Reading Capital
David Harvey on a new book that looks at Marx's Capital through the lens of political theory and Dante's Inferno.
The 150-year anniversary of the publication of the first volume of Marx’s Capital (September 1867) is likely to provoke an outpouring of new and ingenious interpretations of what Marx was up to in Capital in general and in Volume One in particular. A first salvo in what promises to be a grand battle to redefine Marx’s legacy, both intellectual and political, comes from the pen of political scientist William Clare Roberts, who engages with Marx’s magnum opus from the standpoint of political philosophy and linguistic and literary form.

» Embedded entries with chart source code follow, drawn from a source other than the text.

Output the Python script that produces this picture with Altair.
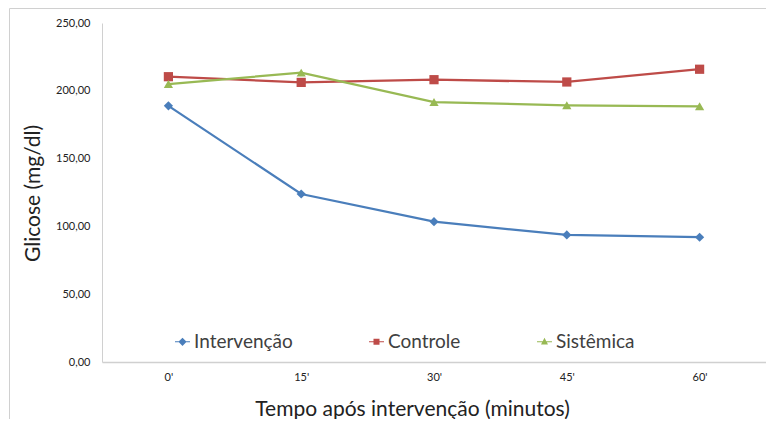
import altair as alt
import pandas as pd

tempos = ["0'", "15'", "30'", "45'", "60'"]
series = ["Intervenção", "Controle", "Sistêmica"]
intervencao = [188.9, 123.9, 103.5, 93.7, 92.0]
controle = [210.4, 206.2, 208.2, 206.5, 215.9]
sistemica = [205.0, 213.4, 191.7, 189.3, 188.6]
y_ticks = [0, 50, 100, 150, 200, 250]

colors = ["#4a7ebb", "#be4b48", "#98b954"]
shapes = ["diamond", "square", "triangle-up"]
legend_paths = [
    "M-1,-0.07H-0.48L0,-0.55L0.48,-0.07H1V0.07H0.48L0,0.55L-0.48,0.07H-1Z",
    "M-1,-0.07H-0.4V-0.4H0.4V-0.07H1V0.07H0.4V0.4H-0.4V0.07H-1Z",
    "M-1,-0.07H-0.24L0,-0.52L0.24,-0.07H1V0.07H0.32L0.46,0.36H-0.46L-0.32,0.07H-1Z",
]

rows = []
for name, vals in zip(series, [intervencao, controle, sistemica]):
    for t, v in zip(tempos, vals):
        rows.append({"tempo": t, "serie": name, "valor": v})
df = pd.DataFrame(rows)

FONT = "Lato"
TXT = "#404040"

x_enc = alt.X("tempo:N", sort=tempos,
              scale=alt.Scale(type="point", padding=0.5),
              axis=alt.Axis(title="Tempo após intervenção (minutos)", labelAngle=0,
                            ticks=False, labelPadding=9, labelFontSize=11,
                            labelFont=FONT, labelColor="#222",
                            domainColor="#d0d0d0", domainWidth=1.5,
                            titleFont=FONT, titleFontSize=21, titleFontWeight="normal",
                            titleColor="#222", titleX=310, titleY=47,
                            titleBaseline="middle", titleAlign="center"))
y_enc = alt.Y("valor:Q", scale=alt.Scale(domain=[0, 250], nice=False),
              axis=alt.Axis(title="Glicose (mg/dl)", values=y_ticks, grid=False,
                            ticks=False, labelPadding=12, labelFontSize=11,
                            labelFont=FONT, labelColor="#222",
                            labelExpr="replace(format(datum.value, '.2f'), '.', ',')",
                            domainColor="#d0d0d0", domainWidth=1,
                            titleFont=FONT, titleFontSize=21, titleFontWeight="normal",
                            titleColor="#222", titleX=-69, titleY=170, titleAngle=-90,
                            titleBaseline="middle", titleAlign="center"))

color_scale = alt.Scale(domain=series, range=colors)

base = alt.Chart(df)

lines = base.mark_line(strokeWidth=2.25).encode(
    x=x_enc, y=y_enc,
    color=alt.Color("serie:N", scale=color_scale, legend=None),
)

points = base.mark_point(filled=True, size=85, opacity=1).encode(
    x="tempo:N", y="valor:Q",
    color=alt.Color("serie:N", scale=color_scale, legend=None),
    shape=alt.Shape("serie:N", scale=alt.Scale(domain=series, range=shapes), legend=None),
)

leg = alt.Legend(title=None, orient="none", legendX=71, legendY=309,
                 direction="horizontal", symbolSize=225, symbolStrokeWidth=0,
                 labelFont=FONT, labelFontSize=19, labelColor=TXT,
                 labelOffset=2, columnPadding=74, labelLimit=300)

legend_layer = base.transform_filter("false").mark_point(filled=True, opacity=1).encode(
    x="tempo:N", y="valor:Q",
    color=alt.Color("serie:N", scale=color_scale, legend=leg),
    shape=alt.Shape("serie:N", scale=alt.Scale(domain=series, range=legend_paths), legend=leg),
)

border = alt.Chart(pd.DataFrame({"a": [0]})).mark_rect(
    fill="transparent", stroke="#d0d0d0", strokeWidth=1
).encode(x=alt.value(-92.5), x2=alt.value(700), y=alt.value(-14.5), y2=alt.value(420))

chart = alt.layer(border, lines, points, legend_layer).resolve_scale(
    color="independent", shape="independent"
).properties(
    width=664, height=339,
    autosize=alt.AutoSizeParams(type="none"),
    padding={"left": 94, "top": 15, "right": 0, "bottom": 57},
    background="white",
).configure_view(stroke=None)

chart.save("out.html", embed_options={"renderer": "svg", "actions": False})
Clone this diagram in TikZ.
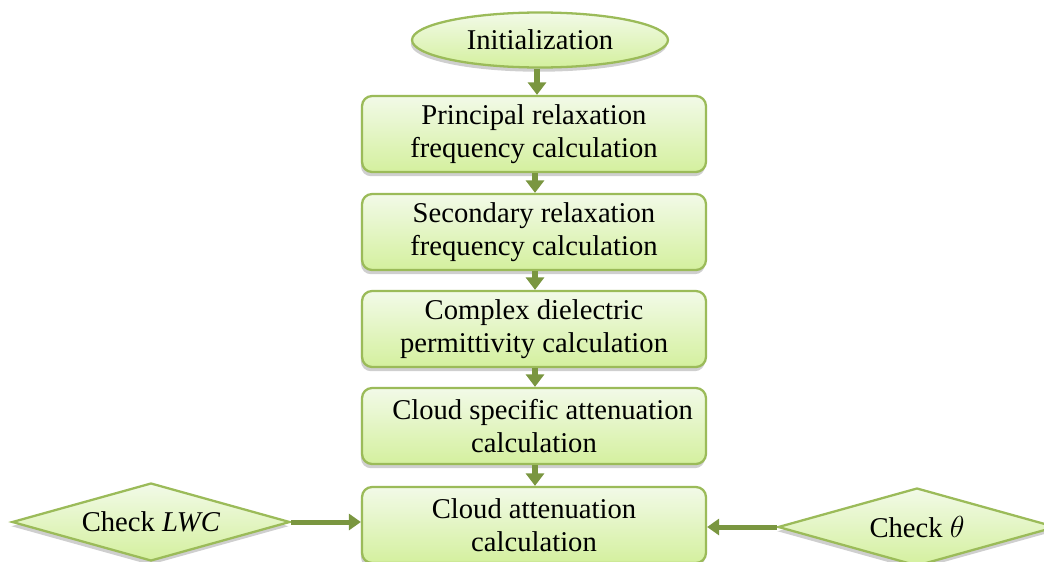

The book, Marx’s Inferno: The Political Theory of Capital, is well-researched and clearly written.
The unique qualities of Roberts’s contribution derive from two innovations. First, he notices a parallel between the organization of the materials in Volume 1 of Capital and Dante’s Inferno. The descent into the living hell of the workplace and the search for redemption shapes Marx’s narrative in important ways, he suggests.
Secondly, he rejects the view that Capital should be read exclusively as an essay on political economy. He treats it instead as a tract in political philosophy. To that end, he concentrates upon the relations between Marx and the utopian socialists that preceded him. Roberts concludes that Marx went far beyond that tradition and reached back to an older tradition of republicanism as non-domination in his quest for a political alternative.